§ What this task involves
Return exactly, please, the lines that run from the line with "Write the TikZ code for this diagram." to the line with "minimum width=8.07cm, minimum", ends included, and omit all pictures.

----------

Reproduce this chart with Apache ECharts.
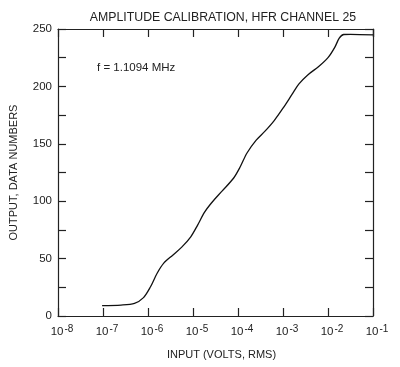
<!DOCTYPE html>
<html>
<head>
<meta charset="utf-8">
<script src="https://cdn.jsdelivr.net/npm/echarts@6/dist/echarts.min.js"></script>
<style>
html,body{margin:0;padding:0;background:#fff;}
#chart{width:400px;height:367px;}
</style>
</head>
<body>
<div id="chart"></div>
<script>
// Input voltage as power-of-ten exponent (volts RMS)
var inputExponents = [-7.02, -6.6, -6.3, -6.1, -5.95, -5.8, -5.65, -5.45, -5.25, -5.05, -4.9, -4.75, -4.6, -4.35, -4.1, -3.95, -3.8, -3.6, -3.4, -3.2, -3.0, -2.8, -2.65, -2.45, -2.2, -2.0, -1.85, -1.75, -1.65, -1.5, -1.0];
// Output, data numbers
var outputValues = [9, 9.5, 11, 16, 25, 37, 46, 53, 60, 69, 79, 90, 98, 109, 120, 130, 142, 153, 161, 170, 181, 193, 202, 210, 217.5, 225, 234, 242, 245.2, 245.3, 244.8];
var xTickExponents = [-8, -7, -6, -5, -4, -3, -2, -1];
var yTickLabels = [0, 50, 100, 150, 200, 250];

var title = 'AMPLITUDE CALIBRATION, HFR CHANNEL 25';
var xName = 'INPUT (VOLTS, RMS)';
var yName = 'OUTPUT, DATA NUMBERS';
var note = 'f = 1.1094 MHz';

var seriesData = inputExponents.map(function (e, i) { return [Math.pow(10, e), outputValues[i]]; });

var font = 'Liberation Sans';
var ink = '#222';

var chart = echarts.init(document.getElementById('chart'));
var xCommon = {
  type: 'log',
  logBase: 10,
  min: Math.pow(10, xTickExponents[0]),
  max: Math.pow(10, xTickExponents[xTickExponents.length - 1]),
  axisLine: { show: true, onZero: false, lineStyle: { color: ink, width: 1.2 } },
  axisTick: { show: true, inside: true, length: 8, lineStyle: { color: ink, width: 1.2 } },
  splitLine: { show: false },
  minorTick: { show: false }
};
chart.setOption({
  backgroundColor: '#fff',
  animation: false,
  title: {
    text: title,
    left: 218,
    textAlign: 'center',
    top: 7,
    textStyle: { fontFamily: font, fontSize: 12.3, fontWeight: 'normal', color: ink }
  },
  grid: { left: 57, right: 27, top: 29, bottom: 51 },
  xAxis: [
    Object.assign({}, xCommon, {
      position: 'bottom',
      name: xName,
      nameLocation: 'middle',
      nameGap: 33,
      nameTextStyle: { fontFamily: font, fontSize: 11, color: ink, padding: [0, 0, 0, 12] },
      axisLabel: {
        margin: 8,
        padding: [0, 0, 0, 8],
        formatter: function (v) {
          var e = Math.round(Math.log10(v));
          return '{b|10}{s|' + e + '}';
        },
        rich: {
          b: { fontFamily: font, fontSize: 11.5, color: ink, verticalAlign: 'bottom', lineHeight: 14 },
          s: { fontFamily: font, fontSize: 10, color: ink, verticalAlign: 'top', padding: [0, 0, 6, 1], lineHeight: 14 }
        }
      }
    }),
    Object.assign({}, xCommon, {
      position: 'top',
      axisLabel: { show: false }
    })
  ],
  yAxis: [
    {
      type: 'value', min: 0, max: 250, interval: 25, position: 'left',
      name: yName, nameLocation: 'middle', nameGap: 39,
      nameTextStyle: { fontFamily: font, fontSize: 11, color: ink },
      axisLine: { show: true, lineStyle: { color: ink, width: 1.2 } },
      axisTick: { show: true, inside: true, length: 8, lineStyle: { color: ink, width: 1.2 } },
      splitLine: { show: false },
      axisLabel: {
        margin: 6,
        fontFamily: font, fontSize: 11.5, color: ink,
        formatter: function (v) { return yTickLabels.indexOf(v) >= 0 ? String(v) : ''; }
      }
    },
    {
      type: 'value', min: 0, max: 250, interval: 25, position: 'right',
      axisLine: { show: true, lineStyle: { color: ink, width: 1.2 } },
      axisTick: { show: true, inside: true, length: 8, lineStyle: { color: ink, width: 1.2 } },
      splitLine: { show: false },
      axisLabel: { show: false }
    }
  ],
  graphic: [{
    type: 'text', left: 97, top: 62,
    style: { text: note, fontFamily: font, fontSize: 11.5, fill: ink }
  }],
  series: [{
    type: 'line',
    data: seriesData,
    xAxisIndex: 0,
    yAxisIndex: 0,
    smooth: 0.3,
    showSymbol: false,
    lineStyle: { color: '#111', width: 1.3 }
  }]
});
</script>
</body>
</html>
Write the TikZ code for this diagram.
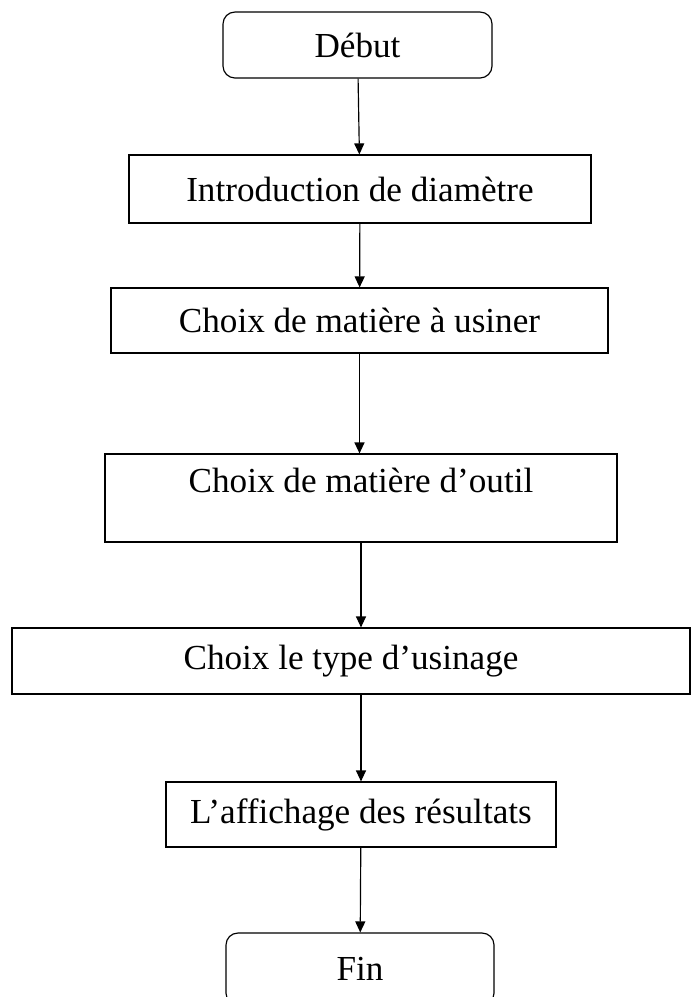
\documentclass[tikz,border=0pt]{standalone}
\usepackage{fontspec}
\setmainfont{Liberation Serif}
\usepackage{tikz}
\usetikzlibrary{positioning, arrows.meta}

\begin{document}
\begin{tikzpicture}[x=0.03cm, y=-0.03cm,
    every node/.style={font=\fontsize{30}{36}\selectfont},
    terminal/.style={draw, line width=1pt, rounded corners=0.36cm, inner sep=0pt},
    etape/.style={draw, line width=1pt, inner sep=0pt},
    fleche/.style={-{Triangle[length=0.33cm, width=0.3cm]}, line width=1pt}]
    \useasboundingbox (0,0) rectangle (696,997);

    % Start
    \node[terminal, minimum width=8.07cm, minimum height=1.98cm] (debut) at (357.5,45) {Début};

    % Steps
    \node[etape, minimum width=13.86cm, minimum height=2.04cm] (diametre) at (360,189) {Introduction de diamètre};
    \node[etape, minimum width=14.91cm, minimum height=1.95cm] (matiere) at (359.5,320.5) {Choix de matière à usiner};
    \node[etape, minimum width=15.36cm, text height=1.14cm, text depth=1.5cm] (outil) at (361,498) {Choix de matière d’outil};
    \node[etape, minimum width=20.34cm, minimum height=1.98cm] (usinage) at (351,661) {Choix le type d’usinage};
    \node[etape, minimum width=11.7cm, minimum height=1.95cm] (affichage) at (361,814.5) {L’affichage des résultats};

    % End
    \node[terminal, minimum width=8.04cm, minimum height=2.16cm] (fin) at (360,969) {Fin};

    % Arrows
    \draw[fleche] (debut) -- (diametre);
    \draw[fleche] (diametre) -- (matiere);
    \draw[fleche] (matiere) -- (outil.north -| matiere.south);
    \draw[fleche] (outil) -- (usinage.north -| outil.south);
    \draw[fleche] (usinage.south -| outil.south) -- (affichage);
    \draw[fleche] (affichage) -- (fin);
\end{tikzpicture}
\end{document}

----------

§ Expected answer
Write the TikZ code for this diagram.
\documentclass[tikz,border=0pt]{standalone}
\usepackage{fontspec}
\setmainfont{Liberation Serif}
\usepackage{tikz}
\usetikzlibrary{positioning, arrows.meta}

\begin{document}
\begin{tikzpicture}[x=0.03cm, y=-0.03cm,
    every node/.style={font=\fontsize{30}{36}\selectfont},
    terminal/.style={draw, line width=1pt, rounded corners=0.36cm, inner sep=0pt},
    etape/.style={draw, line width=1pt, inner sep=0pt},
    fleche/.style={-{Triangle[length=0.33cm, width=0.3cm]}, line width=1pt}]
    \useasboundingbox (0,0) rectangle (696,997);

    % Start
    \node[terminal, minimum width=8.07cm, minimum height=1.98cm] (debut) at (357.5,45) {Début};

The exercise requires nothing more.